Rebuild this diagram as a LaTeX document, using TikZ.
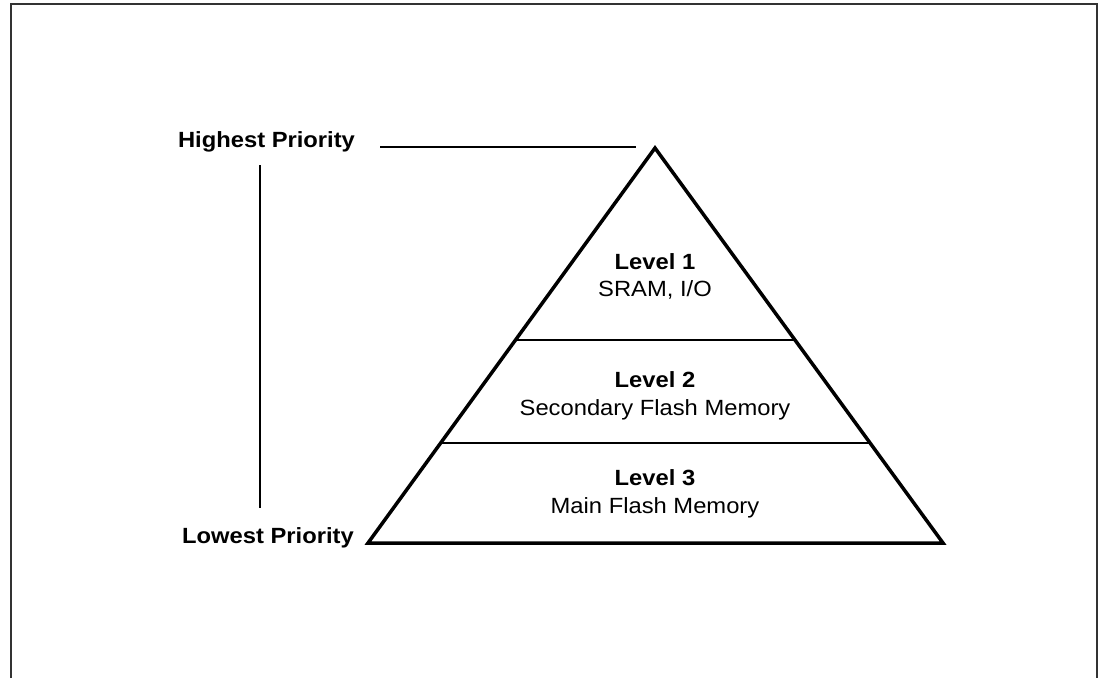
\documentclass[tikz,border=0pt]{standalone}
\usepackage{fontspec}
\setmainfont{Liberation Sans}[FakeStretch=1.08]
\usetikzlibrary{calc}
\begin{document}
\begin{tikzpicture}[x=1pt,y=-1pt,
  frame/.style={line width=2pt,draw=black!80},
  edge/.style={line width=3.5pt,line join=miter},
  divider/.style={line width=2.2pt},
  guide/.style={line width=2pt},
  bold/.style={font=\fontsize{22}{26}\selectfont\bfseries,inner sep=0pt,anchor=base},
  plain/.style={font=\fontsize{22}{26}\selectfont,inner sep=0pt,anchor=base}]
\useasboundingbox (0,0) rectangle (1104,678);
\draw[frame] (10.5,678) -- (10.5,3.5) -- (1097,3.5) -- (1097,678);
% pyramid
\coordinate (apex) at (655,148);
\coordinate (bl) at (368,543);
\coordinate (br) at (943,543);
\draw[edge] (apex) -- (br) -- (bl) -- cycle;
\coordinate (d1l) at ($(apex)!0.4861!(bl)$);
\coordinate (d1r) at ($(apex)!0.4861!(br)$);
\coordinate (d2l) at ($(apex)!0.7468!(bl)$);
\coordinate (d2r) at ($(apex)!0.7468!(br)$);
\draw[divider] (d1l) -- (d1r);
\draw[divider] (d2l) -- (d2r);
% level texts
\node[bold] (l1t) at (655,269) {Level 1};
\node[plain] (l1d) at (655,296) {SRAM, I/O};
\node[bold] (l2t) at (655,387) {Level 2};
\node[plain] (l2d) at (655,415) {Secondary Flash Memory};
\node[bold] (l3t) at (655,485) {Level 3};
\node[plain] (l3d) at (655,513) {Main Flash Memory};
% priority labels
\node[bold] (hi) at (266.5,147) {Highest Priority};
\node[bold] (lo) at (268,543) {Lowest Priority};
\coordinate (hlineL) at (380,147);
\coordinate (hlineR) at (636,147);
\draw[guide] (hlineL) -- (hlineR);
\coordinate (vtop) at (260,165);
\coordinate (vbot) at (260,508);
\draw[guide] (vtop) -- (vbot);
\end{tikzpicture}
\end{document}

※ ※ ※

WHAT THE EXERCISE ASKS >>
Quote the material exactly. Pictures stay out.

REPLY TO THE TASK >>
Rebuild this diagram as a LaTeX document, using TikZ.
\documentclass[tikz,border=0pt]{standalone}
\usepackage{fontspec}
\setmainfont{Liberation Sans}[FakeStretch=1.08]
\usetikzlibrary{calc}
\begin{document}
\begin{tikzpicture}[x=1pt,y=-1pt,
  frame/.style={line width=2pt,draw=black!80},
  edge/.style={line width=3.5pt,line join=miter},
  divider/.style={line width=2.2pt},
  guide/.style={line width=2pt},
  bold/.style={font=\fontsize{22}{26}\selectfont\bfseries,inner sep=0pt,anchor=base},
  plain/.style={font=\fontsize{22}{26}\selectfont,inner sep=0pt,anchor=base}]
\useasboundingbox (0,0) rectangle (1104,678);
\draw[frame] (10.5,678) -- (10.5,3.5) -- (1097,3.5) -- (1097,678);
% pyramid
\coordinate (apex) at (655,148);
\coordinate (bl) at (368,543);
\coordinate (br) at (943,543);
\draw[edge] (apex) -- (br) -- (bl) -- cycle;
\coordinate (d1l) at ($(apex)!0.4861!(bl)$);
\coordinate (d1r) at ($(apex)!0.4861!(br)$);
\coordinate (d2l) at ($(apex)!0.7468!(bl)$);
\coordinate (d2r) at ($(apex)!0.7468!(br)$);
\draw[divider] (d1l) -- (d1r);
\draw[divider] (d2l) -- (d2r);
% level texts
\node[bold] (l1t) at (655,269) {Level 1};
\node[plain] (l1d) at (655,296) {SRAM, I/O};
\node[bold] (l2t) at (655,387) {Level 2};
\node[plain] (l2d) at (655,415) {Secondary Flash Memory};
\node[bold] (l3t) at (655,485) {Level 3};
\node[plain] (l3d) at (655,513) {Main Flash Memory};
% priority labels
\node[bold] (hi) at (266.5,147) {Highest Priority};
\node[bold] (lo) at (268,543) {Lowest Priority};
\coordinate (hlineL) at (380,147);
\coordinate (hlineR) at (636,147);
\draw[guide] (hlineL) -- (hlineR);
\coordinate (vtop) at (260,165);
\coordinate (vbot) at (260,508);
\draw[guide] (vtop) -- (vbot);
\end{tikzpicture}
\end{document}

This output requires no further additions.